··· Provided records

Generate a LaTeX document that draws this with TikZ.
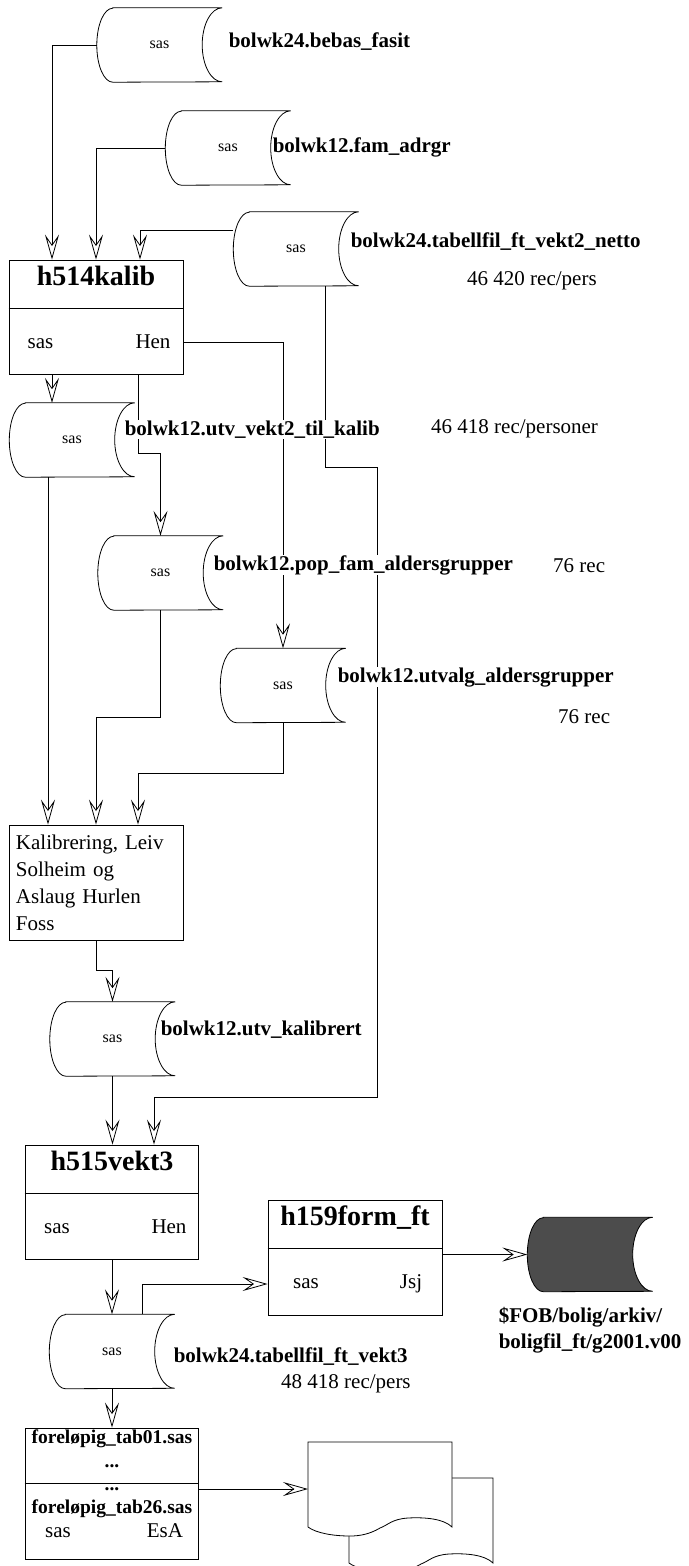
\documentclass[tikz,border=0pt]{standalone}
\usepackage{fontspec}
\setmainfont{Liberation Serif}
\usetikzlibrary{arrows.meta, calc}

\begin{document}
\begin{tikzpicture}[
    x=1pt, y=-1pt,
    % Stiler
    lagret/.style={rectangle, minimum width=125pt, minimum height=74pt, inner sep=0pt, font=\fontsize{16}{18}\selectfont},
    datakant/.style={draw=black, line width=0.8pt, fill=white},
    boks/.style={rectangle, draw=black, line width=0.8pt, minimum width=174pt, inner sep=0pt, fill=white},
    tittel/.style={font=\fontsize{28}{32}\selectfont\bfseries, anchor=base, inner sep=0pt},
    tekst/.style={font=\fontsize{21}{27}\selectfont, anchor=base, inner sep=0pt},
    smaafet/.style={font=\fontsize{19.5}{24}\selectfont\bfseries, anchor=base, inner sep=0pt},
    filnavn/.style={font=\fontsize{21}{27}\selectfont\bfseries, anchor=base west, fill=white, inner sep=0.6pt},
    antall/.style={font=\fontsize{21}{27}\selectfont, anchor=base west, inner sep=0pt},
    pil/.style={draw=black, line width=0.8pt, -{Stealth[open, length=25pt, width=14pt, inset=10pt]}}
]
\useasboundingbox (0,0) rectangle (688,1566);

% ==========================
% DATASETT (lagrede data)
% ==========================
\node[lagret] (bebas)     at (159.5,45)   {sas};
\node[lagret] (adrgr)     at (228,148)    {sas};
\node[lagret] (netto)     at (296,249)    {sas};
\node[lagret] (tilkalib)  at (72,440)     {sas};
\node[lagret] (popfam)    at (160.5,573)  {sas};
\node[lagret] (utvalg)    at (283,685.5)  {sas};
\node[lagret] (kalibrert) at (112.5,1039) {sas};
\node[lagret] (vekttre)   at (112,1351.5) {sas};
\node[lagret] (arkiv)     at (590,1254.5) {};

\foreach \n in {bebas, adrgr, netto, tilkalib, popfam, utvalg, kalibrert, vekttre} {
  \draw[datakant] ([xshift=16pt]\n.north west) -- (\n.north east)
    arc[start angle=90, end angle=270, x radius=20pt, y radius=37pt]
    -- ([xshift=16pt]\n.south west)
    arc[start angle=270, end angle=90, x radius=16pt, y radius=37pt] -- cycle;
  \node[lagret] at (\n) {sas};
}
\draw[datakant, fill=black!70] ([xshift=16pt]arkiv.north west) -- (arkiv.north east)
    arc[start angle=90, end angle=270, x radius=20pt, y radius=37pt]
    -- ([xshift=16pt]arkiv.south west)
    arc[start angle=270, end angle=90, x radius=16pt, y radius=37pt] -- cycle;

% ==========================
% PROGRAMBOKSER
% ==========================
\node[boks, minimum height=114pt] (kalib) at (96,317) {};
\draw[line width=0.8pt] ([yshift=-49pt]kalib.north west) -- ([yshift=-49pt]kalib.north east);
\node[tittel] (kalibtittel) at (96,285) {h514kalib};
\node[tekst] (kalibsas) at (40.5,348) {sas};
\node[tekst] (kalibhen) at (153,348) {Hen};

\node[boks, minimum height=115pt, text width=160pt, align=left, inner xsep=7pt,
      font=\fontsize{21}{27}\selectfont] (kalibrering) at (96,882.5)
      {Kalibrering, Leiv\\Solheim og\\Aslaug Hurlen\\Foss};

\node[boks, minimum width=173pt, minimum height=114pt] (vekt) at (111.5,1202) {};
\draw[line width=0.8pt] ([yshift=-49pt]vekt.north west) -- ([yshift=-49pt]vekt.north east);
\node[tittel] (vekttittel) at (112,1170) {h515vekt3};
\node[tekst] (vektsas) at (57,1233) {sas};
\node[tekst] (vekthen) at (169,1233) {Hen};

\node[boks, minimum height=115pt] (form) at (355,1257.5) {};
\draw[line width=0.8pt] ([yshift=-49pt]form.north west) -- ([yshift=-49pt]form.north east);
\node[tittel] (formtittel) at (355,1225) {h159form\_ft};
\node[tekst] (formsas) at (306,1288) {sas};
\node[tekst] (formjsj) at (411,1288) {Jsj};

\node[boks, minimum width=173pt, minimum height=131pt] (tab) at (111.5,1493.5) {};
\draw[line width=0.8pt] ([yshift=-56pt]tab.north west) -- ([yshift=-56pt]tab.north east);
\node[smaafet] (tabforst) at (112,1443) {foreløpig\_tab01.sas};
\node[smaafet] (tabprikk1) at (112,1467) {...};
\node[smaafet] (tabprikk2) at (112,1490) {...};
\node[smaafet] (tabsist) at (112,1513) {foreløpig\_tab26.sas};
\node[tekst] (tabsas) at (58,1537) {sas};
\node[tekst] (tabesa) at (165,1537) {EsA};

% ==========================
% DOKUMENTER (utskrift)
% ==========================
\def\dokform{(0,0) -- (144,0) -- (144,85)
  .. controls (136,77) and (118,75) .. (100,76)
  .. controls (84,77) and (80,83) .. (72,86)
  .. controls (62,92) and (52,94) .. (42,94)
  .. controls (25,94) and (8,91) .. (0,85) -- cycle}
\begin{scope}[shift={(349,1478)}]
  \draw[datakant] \dokform;
\end{scope}
\begin{scope}[shift={(308,1442)}]
  \draw[datakant] \dokform;
\end{scope}
\coordinate (dok) at (308,1489);

% ==========================
% PILER
% ==========================
\draw[pil] (bebas.west) -| (52,0 |- kalib.north);
\draw[pil] (adrgr.west) -| (96,0 |- kalib.north);
\draw[pil] (netto.west |- 0,230) -| (140,0 |- kalib.north);
\draw[pil] (kalib.east |- 0,342) -| (utvalg.north);
\draw[pil] (52,0 |- kalib.south) -- (52,0 |- tilkalib.north);
\draw[pil] (138,0 |- kalib.south) -- (138,453) -| (popfam.north);
\draw[pil] (325,0 |- netto.south) -- (325,467) -- (377,467) -- (377,1097) -| (154,0 |- vekt.north);

\draw[pil] (48,0 |- tilkalib.south) -- (48,0 |- kalibrering.north);
\draw[pil] (popfam.south) -- (160.5,717) -| (96,0 |- kalibrering.north);
\draw[pil] (utvalg.south) -- (283,773) -| (138,0 |- kalibrering.north);

\draw[pil] (96,0 |- kalibrering.south) -- (96,970) -| (kalibrert.north);
\draw[pil] (kalibrert.south) -- (kalibrert.south |- vekt.north);
\draw[pil] (vekttre.north |- vekt.south) -- (vekttre.north);
\draw[pil] (142,0 |- vekttre.north) |- (form.west |- 0,1284);
\draw[pil] (form.east |- arkiv.west) -- (arkiv.west);
\draw[pil] (vekttre.south) -- (vekttre.south |- tab.north);
\draw[pil] (tab.east |- dok) -- (dok);

% ==========================
% FILNAVN OG ANTALL
% ==========================
\node[filnavn] (bebasnavn) at (228,47) {bolwk24.bebas\_fasit};
\node[filnavn] (adrgrnavn) at (272,152) {bolwk12.fam\_adrgr};
\node[filnavn] (nettonavn) at (350,247) {bolwk24.tabellfil\_ft\_vekt2\_netto};
\node[antall] (nettoantall) at (467,285) {46 420 rec/pers};
\node[filnavn] (tilkalibnavn) at (124,435) {bolwk12.utv\_vekt2\_til\_kalib};
\node[antall] (tilkalibantall) at (431,433) {46 418 rec/personer};
\node[filnavn] (popfamnavn) at (213,570) {bolwk12.pop\_fam\_aldersgrupper};
\node[antall] (popfamantall) at (553,572) {76 rec};
\node[filnavn] (utvalgnavn) at (337,682) {bolwk12.utvalg\_aldersgrupper};
\node[antall] (utvalgantall) at (558,723) {76 rec};
\node[filnavn] (kalibrertnavn) at (160,1035) {bolwk12.utv\_kalibrert};
\node[filnavn] (vekttrenavn) at (173,1362) {bolwk24.tabellfil\_ft\_vekt3};
\node[antall] (vekttreantall) at (281,1388) {48 418 rec/pers};
\node[filnavn] (arkivnavn1) at (498,1322) {\$FOB/bolig/arkiv/};
\node[filnavn] (arkivnavn2) at (498,1348) {boligfil\_ft/g2001.v00};

\end{tikzpicture}
\end{document}
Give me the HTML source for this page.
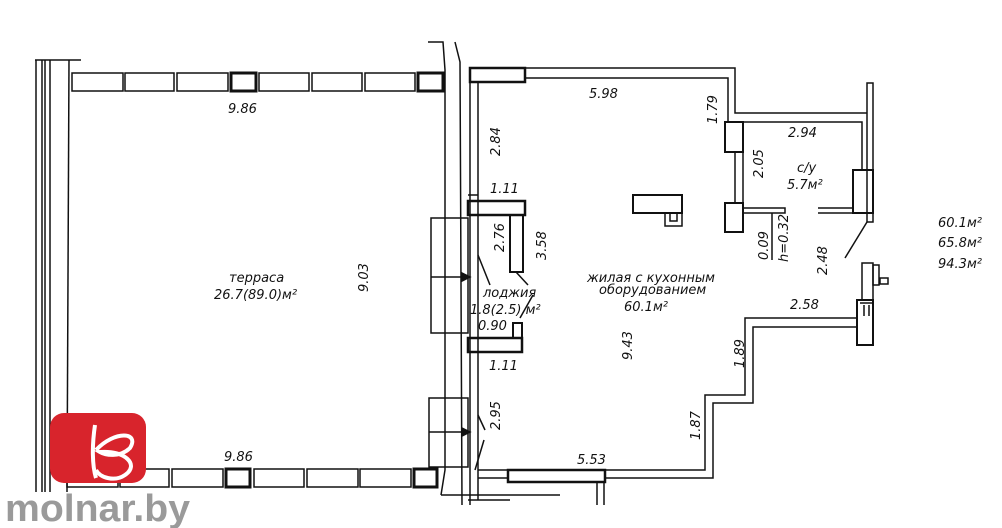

······

▸ Your task:
From the listing, copy every line where the string "this" appears.

▸ Solved exercise:
Generate a LaTeX document that draws this with TikZ.
Give me the HTML source for this page.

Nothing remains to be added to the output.